# [What is asked]
Output every line of the material exactly, omitting images.

# [Recorded data]

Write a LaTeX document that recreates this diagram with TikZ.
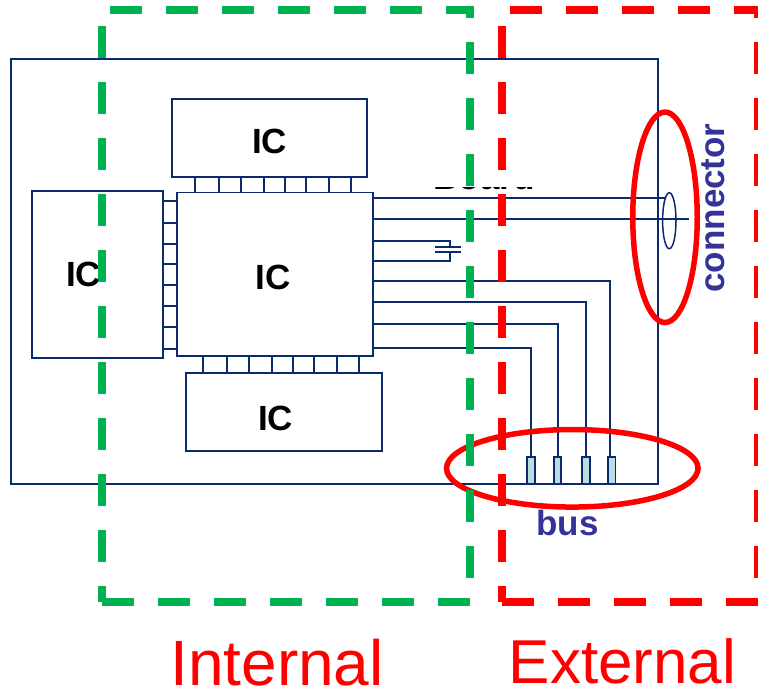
\documentclass[tikz,border=0pt]{standalone}
\usepackage{fontspec}
\setmainfont{Liberation Sans}
\usetikzlibrary{shapes.geometric}
\definecolor{wire}{HTML}{0B2A6E}
\definecolor{zonegreen}{HTML}{00B050}
\definecolor{zonered}{HTML}{FF0000}
\definecolor{labelblue}{HTML}{333399}
\definecolor{pinfill}{HTML}{B7DEE0}
\tikzset{
  wireline/.style={draw=wire,line width=1.8pt},
  chipbox/.style={wireline,rectangle,inner sep=0pt,outer sep=0pt,fill=white},
  buspin/.style={wireline,rectangle,inner sep=0pt,outer sep=0pt,fill=pinfill,minimum width=7.6pt,minimum height=27pt,anchor=south},
  chiptext/.style={inner sep=0pt,anchor=base,font=\bfseries\fontsize{35}{35}\selectfont,text=black},
  zonetext/.style={inner sep=0pt,anchor=base,text=zonered},
  bluetext/.style={inner sep=0pt,font=\bfseries\fontsize{35}{35}\selectfont,text=labelblue},
  zonedash/.style={line width=8pt,dash pattern=on 32pt off 24pt},
  ring/.style={draw=zonered,line width=5.5pt,ellipse,inner sep=0pt,outer sep=0pt},
}
\newcommand{\boxat}[5]{\node[chipbox,minimum width=#4pt-#2pt,minimum height=#5pt-#3pt] (#1) at ({(#2+#4)/2},{(#3+#5)/2}) {};}
\begin{document}
\begin{tikzpicture}[x=1pt,y=-1pt]
\useasboundingbox (0,0) rectangle (758,690);
\clip (0,0) rectangle (758,690);
% board
\boxat{board}{11}{59}{658}{484}
% hidden board label: only its lower edge shows above the wires
\begin{scope}
  \clip (420,188) rectangle (550,190.4);
  \node[inner sep=0pt,anchor=base,font=\bfseries\fontsize{35}{35}\selectfont,text=black] (boardlabel) at (484,189.8) {Board};
\end{scope}
% chips
\boxat{icTop}{171.7}{99}{367}{177.3}
\boxat{icLeft}{32}{191}{163}{358}
\boxat{icMain}{176.7}{192.5}{372.8}{355.8}
\boxat{icBottom}{186}{373}{382}{451}
\node[chiptext] (txtTop) at (269.7,154) {IC};
\node[chiptext] (txtLeft) at (83.5,286.7) {IC};
\node[chiptext] (txtMain) at (273,289) {IC};
\node[chiptext] (txtBottom) at (275.7,430) {IC};
% chip to chip pins
\foreach \x in {194.7,219.3,241.3,264,285.3,306,328.7,351.3}
  \draw[wireline] (\x,0 |- icTop.south) -- (\x,0 |- icMain.north);
\foreach \x in {203,227.3,249,271.7,293,314.3,336.7,359}
  \draw[wireline] (\x,0 |- icMain.south) -- (\x,0 |- icBottom.north);
\foreach \y in {200.7,223.3,244,264,285,306,327.3,349.3}
  \draw[wireline] (icLeft.east |- 0,\y) -- (icMain.west |- 0,\y);
% connector
\node[draw=wire,line width=1.5pt,ellipse,inner sep=0pt,outer sep=0pt,minimum width=13.4pt,minimum height=56pt] (plug) at (669.3,220.7) {};
\coordinate (endA) at (665,198);
\coordinate (endB) at (689,219);
\draw[wireline] (icMain.east |- 0,198) -- (endA);
\draw[wireline] (icMain.east |- 0,219) -- (endB);
% capacitor
\coordinate (capTop) at (450.3,247);
\coordinate (capBot) at (450.3,251.7);
\draw[wireline] (icMain.east |- 0,241.3) -| (capTop);
\draw[wireline] (icMain.east |- 0,261) -| (capBot);
\draw[wireline] (435,247) -- (capTop) -- (461.3,247);
\draw[wireline] (435,251.7) -- (capBot) -- (461.3,251.7);
% bus pins
\node[buspin] (pinA) at (530.8,484) {};
\node[buspin] (pinB) at (557.5,484) {};
\node[buspin] (pinC) at (586,484) {};
\node[buspin] (pinD) at (611.6,484) {};
\draw[wireline] (icMain.east |- 0,347.7) -| (pinA.north);
\draw[wireline] (icMain.east |- 0,324.3) -| ([xshift=0.8pt]pinB.north);
\draw[wireline] (icMain.east |- 0,302.3) -| (pinC.north);
\draw[wireline] (icMain.east |- 0,281.3) -| ([xshift=-1.6pt]pinD.north);
% rings
\node[ring,minimum width=64.5pt,minimum height=210.5pt] (ringConn) at (665,217.3) {};
\node[ring,minimum width=251.5pt,minimum height=77.5pt] (ringBus) at (572.3,468.3) {};
% blue labels
\node[bluetext,anchor=base] (busLabel) at (567.5,535) {bus};
\node[bluetext,anchor=base,rotate=90] (connLabel) at (724.3,208) {connector};
% internal zone
\draw[zonegreen,zonedash] (110,10) -- (474,10);
\draw[zonegreen,zonedash,dash phase=20pt] (470,6) -- (470,600);
\draw[zonegreen,zonedash] (102,602) -- (470,602);
\draw[zonegreen,zonedash,dash phase=16pt] (102,602) -- (102,26);
% external zone
\draw[zonered,zonedash] (510,10) -- (758,10);
\draw[zonered,zonedash,dash phase=20pt] (758,6) -- (758,600);
\draw[zonered,zonedash] (502,602) -- (758,602);
\draw[zonered,zonedash,dash phase=16pt] (502,602) -- (502,26);
% zone names
\node[zonetext,font=\fontsize{64}{64}\selectfont] (internalLabel) at (277,685) {Internal};
\node[zonetext,font=\fontsize{62}{62}\selectfont] (externalLabel) at (622.5,683.5) {External};
\end{tikzpicture}
\end{document}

# [The output]
Write a LaTeX document that recreates this diagram with TikZ.
\documentclass[tikz,border=0pt]{standalone}
\usepackage{fontspec}
\setmainfont{Liberation Sans}
\usetikzlibrary{shapes.geometric}
\definecolor{wire}{HTML}{0B2A6E}
\definecolor{zonegreen}{HTML}{00B050}
\definecolor{zonered}{HTML}{FF0000}
\definecolor{labelblue}{HTML}{333399}
\definecolor{pinfill}{HTML}{B7DEE0}
\tikzset{
  wireline/.style={draw=wire,line width=1.8pt},
  chipbox/.style={wireline,rectangle,inner sep=0pt,outer sep=0pt,fill=white},
  buspin/.style={wireline,rectangle,inner sep=0pt,outer sep=0pt,fill=pinfill,minimum width=7.6pt,minimum height=27pt,anchor=south},
  chiptext/.style={inner sep=0pt,anchor=base,font=\bfseries\fontsize{35}{35}\selectfont,text=black},
  zonetext/.style={inner sep=0pt,anchor=base,text=zonered},
  bluetext/.style={inner sep=0pt,font=\bfseries\fontsize{35}{35}\selectfont,text=labelblue},
  zonedash/.style={line width=8pt,dash pattern=on 32pt off 24pt},
  ring/.style={draw=zonered,line width=5.5pt,ellipse,inner sep=0pt,outer sep=0pt},
}
\newcommand{\boxat}[5]{\node[chipbox,minimum width=#4pt-#2pt,minimum height=#5pt-#3pt] (#1) at ({(#2+#4)/2},{(#3+#5)/2}) {};}
\begin{document}
\begin{tikzpicture}[x=1pt,y=-1pt]
\useasboundingbox (0,0) rectangle (758,690);
\clip (0,0) rectangle (758,690);
% board
\boxat{board}{11}{59}{658}{484}
% hidden board label: only its lower edge shows above the wires
\begin{scope}
  \clip (420,188) rectangle (550,190.4);
  \node[inner sep=0pt,anchor=base,font=\bfseries\fontsize{35}{35}\selectfont,text=black] (boardlabel) at (484,189.8) {Board};
\end{scope}
% chips
\boxat{icTop}{171.7}{99}{367}{177.3}
\boxat{icLeft}{32}{191}{163}{358}
\boxat{icMain}{176.7}{192.5}{372.8}{355.8}
\boxat{icBottom}{186}{373}{382}{451}
\node[chiptext] (txtTop) at (269.7,154) {IC};
\node[chiptext] (txtLeft) at (83.5,286.7) {IC};
\node[chiptext] (txtMain) at (273,289) {IC};
\node[chiptext] (txtBottom) at (275.7,430) {IC};
% chip to chip pins
\foreach \x in {194.7,219.3,241.3,264,285.3,306,328.7,351.3}
  \draw[wireline] (\x,0 |- icTop.south) -- (\x,0 |- icMain.north);
\foreach \x in {203,227.3,249,271.7,293,314.3,336.7,359}
  \draw[wireline] (\x,0 |- icMain.south) -- (\x,0 |- icBottom.north);
\foreach \y in {200.7,223.3,244,264,285,306,327.3,349.3}
  \draw[wireline] (icLeft.east |- 0,\y) -- (icMain.west |- 0,\y);
% connector
\node[draw=wire,line width=1.5pt,ellipse,inner sep=0pt,outer sep=0pt,minimum width=13.4pt,minimum height=56pt] (plug) at (669.3,220.7) {};
\coordinate (endA) at (665,198);
\coordinate (endB) at (689,219);
\draw[wireline] (icMain.east |- 0,198) -- (endA);
\draw[wireline] (icMain.east |- 0,219) -- (endB);
% capacitor
\coordinate (capTop) at (450.3,247);
\coordinate (capBot) at (450.3,251.7);
\draw[wireline] (icMain.east |- 0,241.3) -| (capTop);
\draw[wireline] (icMain.east |- 0,261) -| (capBot);
\draw[wireline] (435,247) -- (capTop) -- (461.3,247);
\draw[wireline] (435,251.7) -- (capBot) -- (461.3,251.7);
% bus pins
\node[buspin] (pinA) at (530.8,484) {};
\node[buspin] (pinB) at (557.5,484) {};
\node[buspin] (pinC) at (586,484) {};
\node[buspin] (pinD) at (611.6,484) {};
\draw[wireline] (icMain.east |- 0,347.7) -| (pinA.north);
\draw[wireline] (icMain.east |- 0,324.3) -| ([xshift=0.8pt]pinB.north);
\draw[wireline] (icMain.east |- 0,302.3) -| (pinC.north);
\draw[wireline] (icMain.east |- 0,281.3) -| ([xshift=-1.6pt]pinD.north);
% rings
\node[ring,minimum width=64.5pt,minimum height=210.5pt] (ringConn) at (665,217.3) {};
\node[ring,minimum width=251.5pt,minimum height=77.5pt] (ringBus) at (572.3,468.3) {};
% blue labels
\node[bluetext,anchor=base] (busLabel) at (567.5,535) {bus};
\node[bluetext,anchor=base,rotate=90] (connLabel) at (724.3,208) {connector};
% internal zone
\draw[zonegreen,zonedash] (110,10) -- (474,10);
\draw[zonegreen,zonedash,dash phase=20pt] (470,6) -- (470,600);
\draw[zonegreen,zonedash] (102,602) -- (470,602);
\draw[zonegreen,zonedash,dash phase=16pt] (102,602) -- (102,26);
% external zone
\draw[zonered,zonedash] (510,10) -- (758,10);
\draw[zonered,zonedash,dash phase=20pt] (758,6) -- (758,600);
\draw[zonered,zonedash] (502,602) -- (758,602);
\draw[zonered,zonedash,dash phase=16pt] (502,602) -- (502,26);
% zone names
\node[zonetext,font=\fontsize{64}{64}\selectfont] (internalLabel) at (277,685) {Internal};
\node[zonetext,font=\fontsize{62}{62}\selectfont] (externalLabel) at (622.5,683.5) {External};
\end{tikzpicture}
\end{document}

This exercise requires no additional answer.